The composite coral Sr/Ca and U/Ca records
reconstruct sea surface temperatures consistently
higher in the 18th and early 19th centuries than
the 20th century (until 1985 when the records
end). This result is in conflict with global proxy-
temperature reconstructions, which show that the
20th century was significantly warmer than the
four preceding centuries, although few tropical and
Southern Hemisphere records exist to confirm that
this is a global signal. Changes in the evaporation-
precipitation balance dominate the delta-18O
record, and a striking 0.2‰ shift in delta-18O
from the 1850s to modern values in the 1870s
indicates an abrupt freshening of the ocean
surface. Ba/Ca ratios in the inshore corals
strongly correlate with the delta-18O record,
including the abrupt shift in the 1870s, which is
also observed in coral delta-18O records
throughout the tropical southwest Pacific.

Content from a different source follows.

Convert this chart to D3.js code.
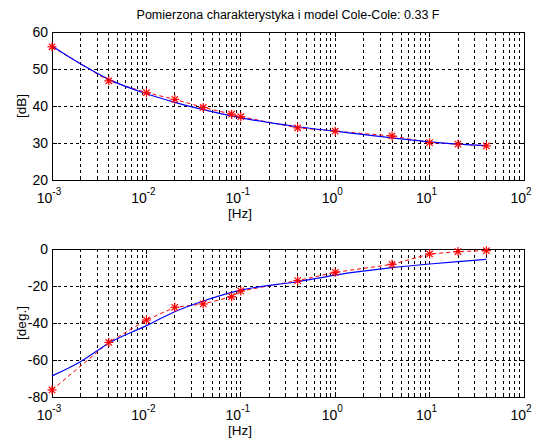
<!DOCTYPE html>
<html>
<head>
<meta charset="utf-8">
<script src="https://cdn.jsdelivr.net/npm/d3@7"></script>
<style>
  body { margin: 0; background: #fff; }
  text { font-family: "Liberation Sans", Arial, sans-serif; fill: #000; }
</style>
</head>
<body>
<div id="chart"></div>
<script>
var w = 534;
var h = 439;

// measured points
var freq = [0.001, 0.004, 0.01, 0.02, 0.04, 0.08, 0.1, 0.4, 1, 4, 10, 20, 40];
var dbMeas = [56.0, 46.8, 43.6, 41.8, 39.6, 37.8, 37.1, 34.1, 33.2, 31.9, 30.1, 29.7, 29.2];
var phaseMeas = [-76.2, -50.5, -38.4, -31.5, -29.7, -25.8, -22.7, -17.1, -12.6, -8.3, -2.7, -1.4, -0.9];

// Cole-Cole model curve
var modelFreq = [0.001, 0.002, 0.004, 0.01, 0.02, 0.04, 0.1, 0.4, 1, 4, 10, 20, 40];
var dbModel = [56.2, 51.4, 47.2, 43.3, 41.0, 39.0, 36.8, 34.4, 33.2, 31.4, 30.3, 29.7, 29.3];
var phaseModel = [-68.6, -60.9, -50.9, -41.4, -33.9, -28.1, -22.2, -17.7, -14.1, -10.1, -8.1, -6.8, -5.6];

var xTicks = [-3, -2, -1, 0, 1, 2];
var dbTicks = [20, 30, 40, 50, 60];
var phaseTicks = [-80, -60, -40, -20, 0];

var svg = d3.select("#chart").append("svg").attr("width", w).attr("height", h);

svg.append("text")
  .attr("x", 288).attr("y", 19)
  .attr("text-anchor", "middle")
  .attr("font-size", 12.5)
  .text("Pomierzona charakterystyka i model Cole-Cole: 0.33 F");

var left = 52, right = 524;

function panel(top, bottom, yDom, yTicks, yLab, meas, model, mFreq) {
  var x = d3.scaleLog().domain([1e-3, 1e2]).range([left, right]);
  var y = d3.scaleLinear().domain(yDom).range([bottom, top]);
  var g = svg.append("g");

  // minor + major log positions
  var minor = [];
  for (var e = -3; e < 2; e++) {
    for (var k = 2; k <= 9; k++) minor.push(k * Math.pow(10, e));
  }
  var major = xTicks.map(function(d) { return Math.pow(10, d); });

  // grid
  g.selectAll(".gx").data(minor.concat(major.slice(1, -1))).enter().append("line")
    .attr("x1", function(d) { return x(d); }).attr("x2", function(d) { return x(d); })
    .attr("y1", top).attr("y2", bottom)
    .attr("stroke", "#000").attr("stroke-width", 1).attr("stroke-dasharray", "3,3")
    .attr("shape-rendering", "crispEdges");
  g.selectAll(".gy").data(yTicks.slice(1, -1)).enter().append("line")
    .attr("x1", left).attr("x2", right)
    .attr("y1", function(d) { return y(d); }).attr("y2", function(d) { return y(d); })
    .attr("stroke", "#000").attr("stroke-width", 1).attr("stroke-dasharray", "3,3")
    .attr("shape-rendering", "crispEdges");

  // inner ticks
  var tk = [];
  minor.forEach(function(d) { tk.push([d, 3]); });
  major.forEach(function(d) { tk.push([d, 5]); });
  tk.forEach(function(t) {
    g.append("line").attr("x1", x(t[0])).attr("x2", x(t[0]))
      .attr("y1", bottom).attr("y2", bottom - t[1])
      .attr("stroke", "#000").attr("shape-rendering", "crispEdges");
    g.append("line").attr("x1", x(t[0])).attr("x2", x(t[0]))
      .attr("y1", top).attr("y2", top + t[1])
      .attr("stroke", "#000").attr("shape-rendering", "crispEdges");
  });
  yTicks.forEach(function(d) {
    g.append("line").attr("x1", left).attr("x2", left + 5)
      .attr("y1", y(d)).attr("y2", y(d)).attr("stroke", "#000").attr("shape-rendering", "crispEdges");
    g.append("line").attr("x1", right).attr("x2", right - 5)
      .attr("y1", y(d)).attr("y2", y(d)).attr("stroke", "#000").attr("shape-rendering", "crispEdges");
  });

  // box
  g.append("rect").attr("x", left).attr("y", top)
    .attr("width", right - left).attr("height", bottom - top)
    .attr("fill", "none").attr("stroke", "#000").attr("shape-rendering", "crispEdges");

  // y tick labels
  g.selectAll(".yl").data(yTicks).enter().append("text")
    .attr("x", left - 4).attr("y", function(d) { return y(d) + 5; })
    .attr("text-anchor", "end").attr("font-size", 14)
    .text(function(d) { return d; });

  // x tick labels
  xTicks.forEach(function(d) {
    var t = g.append("text")
      .attr("x", x(Math.pow(10, d)) - 3).attr("y", bottom + 23)
      .attr("text-anchor", "middle").attr("font-size", 14);
    t.append("tspan").text("10");
    t.append("tspan").attr("dy", -8).attr("font-size", 10).text(d);
  });

  // axis labels
  g.append("text").attr("x", 240).attr("y", bottom + 38)
    .attr("text-anchor", "middle").attr("font-size", 13.5).text("[Hz]");
  g.append("text")
    .attr("transform", "translate(26," + ((top + bottom) / 2) + ") rotate(-90)")
    .attr("text-anchor", "middle").attr("font-size", 13.5).text(yLab);

  // measured: red dashed + asterisks
  var lineM = d3.line()
    .x(function(d, i) { return x(freq[i]); })
    .y(function(d) { return y(d); });
  g.append("path").datum(meas).attr("d", lineM)
    .attr("fill", "none").attr("stroke", "#ff0000").attr("stroke-width", 1)
    .attr("stroke-dasharray", "4,3");

  // model: blue
  var lineB = d3.line()
    .x(function(d, i) { return x(mFreq[i]); })
    .y(function(d) { return y(d); })
    .curve(d3.curveMonotoneX);
  g.append("path").datum(model).attr("d", lineB)
    .attr("fill", "none").attr("stroke", "#0000ff").attr("stroke-width", 1.2);

  var star = g.selectAll(".star").data(meas).enter().append("g")
    .attr("transform", function(d, i) { return "translate(" + x(freq[i]) + "," + y(d) + ")"; })
    .attr("stroke", "#ff0000").attr("stroke-width", 1.2);
  star.append("line").attr("x1", -4.5).attr("x2", 4.5).attr("y1", 0).attr("y2", 0);
  star.append("line").attr("x1", 0).attr("x2", 0).attr("y1", -4.5).attr("y2", 4.5);
  star.append("line").attr("x1", -3.2).attr("x2", 3.2).attr("y1", -3.2).attr("y2", 3.2);
  star.append("line").attr("x1", -3.2).attr("x2", 3.2).attr("y1", 3.2).attr("y2", -3.2);
}

panel(32, 180, [20, 60], dbTicks, "[dB]", dbMeas, dbModel, modelFreq);
panel(249, 397, [-80, 0], phaseTicks, "[deg.]", phaseMeas, phaseModel, modelFreq);
</script>
</body>
</html>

Greater
wind-induced evaporation, altered precipitation
patterns, increased poleward water vapour
transport and altered surface-ocean circulation
combine to influence stable isotope and Ba/Ca
variability prior to 1870 AD. Such a scenario is
consistent with a stronger latitudinal temperature
gradient, as suggested by the Sr/Ca and U/Ca SST
reconstructions, and an intensified Hadley
circulation during the ‘Little Ice Age’.